▶ [Data shown]:
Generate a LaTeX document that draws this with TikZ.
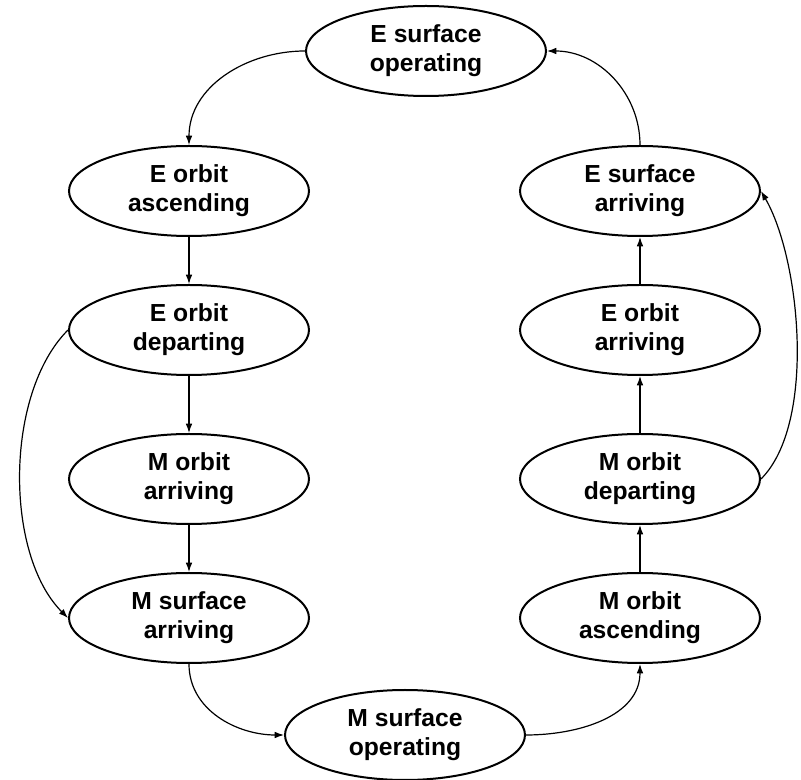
\documentclass[tikz,border=0pt]{standalone}
\usepackage{fontspec}
\setmainfont{Liberation Sans}
\usetikzlibrary{shapes.geometric,arrows.meta}
\begin{document}
\begin{tikzpicture}[x=0.75pt,y=-0.75pt,
  state/.style={ellipse,draw,line width=1.5pt,minimum width=180pt,minimum height=67.5pt,
    inner sep=0pt,align=center,font=\fontsize{18.5}{22}\selectfont\bfseries},
  flow/.style={line width=0.9pt,-{Latex[length=7pt,width=5pt]}}]
\useasboundingbox (0,0) rectangle (801,780);

% states of the cycle
\node[state] (eso)  at (426,51)  {E surface\\operating};
\node[state] (eoa)  at (189,191) {E orbit\\ascending};
\node[state] (eod)  at (189,330) {E orbit\\departing};
\node[state] (moa)  at (189,479) {M orbit\\arriving};
\node[state] (msa)  at (189,618) {M surface\\arriving};
\node[state] (mso)  at (405,735) {M surface\\operating};
\node[state] (masc) at (640,618) {M orbit\\ascending};
\node[state] (mod)  at (640,479) {M orbit\\departing};
\node[state] (eoar) at (640,330) {E orbit\\arriving};
\node[state] (esa)  at (640,191) {E surface\\arriving};

% transitions
\draw[flow] (eso.west) to[out=180,in=90] (eoa.north);
\draw[flow] (eoa) -- (eod);
\draw[flow] (eod) -- (moa);
\draw[flow] (moa) -- (msa);
\draw[flow] (eod.west) to[out=225,in=135,looseness=0.8] (msa.west);
\draw[flow] (msa.south) to[out=-90,in=180] (mso.west);
\draw[flow] (mso.east) to[out=0,in=-90] (masc.south);
\draw[flow] (masc) -- (mod);
\draw[flow] (mod) -- (eoar);
\draw[flow] (eoar) -- (esa);
\draw[flow] (mod.east) to[out=45,in=-60,looseness=0.7] (esa.east);
\draw[flow] (esa.north) to[out=90,in=0] (eso.east);
\end{tikzpicture}
\end{document}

▶ [Problem statement]:
The listing above needs to be output again exactly. Don't include the pictures.

▶ [Answer below]:
Generate a LaTeX document that draws this with TikZ.
\documentclass[tikz,border=0pt]{standalone}
\usepackage{fontspec}
\setmainfont{Liberation Sans}
\usetikzlibrary{shapes.geometric,arrows.meta}
\begin{document}
\begin{tikzpicture}[x=0.75pt,y=-0.75pt,
  state/.style={ellipse,draw,line width=1.5pt,minimum width=180pt,minimum height=67.5pt,
    inner sep=0pt,align=center,font=\fontsize{18.5}{22}\selectfont\bfseries},
  flow/.style={line width=0.9pt,-{Latex[length=7pt,width=5pt]}}]
\useasboundingbox (0,0) rectangle (801,780);

% states of the cycle
\node[state] (eso)  at (426,51)  {E surface\\operating};
\node[state] (eoa)  at (189,191) {E orbit\\ascending};
\node[state] (eod)  at (189,330) {E orbit\\departing};
\node[state] (moa)  at (189,479) {M orbit\\arriving};
\node[state] (msa)  at (189,618) {M surface\\arriving};
\node[state] (mso)  at (405,735) {M surface\\operating};
\node[state] (masc) at (640,618) {M orbit\\ascending};
\node[state] (mod)  at (640,479) {M orbit\\departing};
\node[state] (eoar) at (640,330) {E orbit\\arriving};
\node[state] (esa)  at (640,191) {E surface\\arriving};

% transitions
\draw[flow] (eso.west) to[out=180,in=90] (eoa.north);
\draw[flow] (eoa) -- (eod);
\draw[flow] (eod) -- (moa);
\draw[flow] (moa) -- (msa);
\draw[flow] (eod.west) to[out=225,in=135,looseness=0.8] (msa.west);
\draw[flow] (msa.south) to[out=-90,in=180] (mso.west);
\draw[flow] (mso.east) to[out=0,in=-90] (masc.south);
\draw[flow] (masc) -- (mod);
\draw[flow] (mod) -- (eoar);
\draw[flow] (eoar) -- (esa);
\draw[flow] (mod.east) to[out=45,in=-60,looseness=0.7] (esa.east);
\draw[flow] (esa.north) to[out=90,in=0] (eso.east);
\end{tikzpicture}
\end{document}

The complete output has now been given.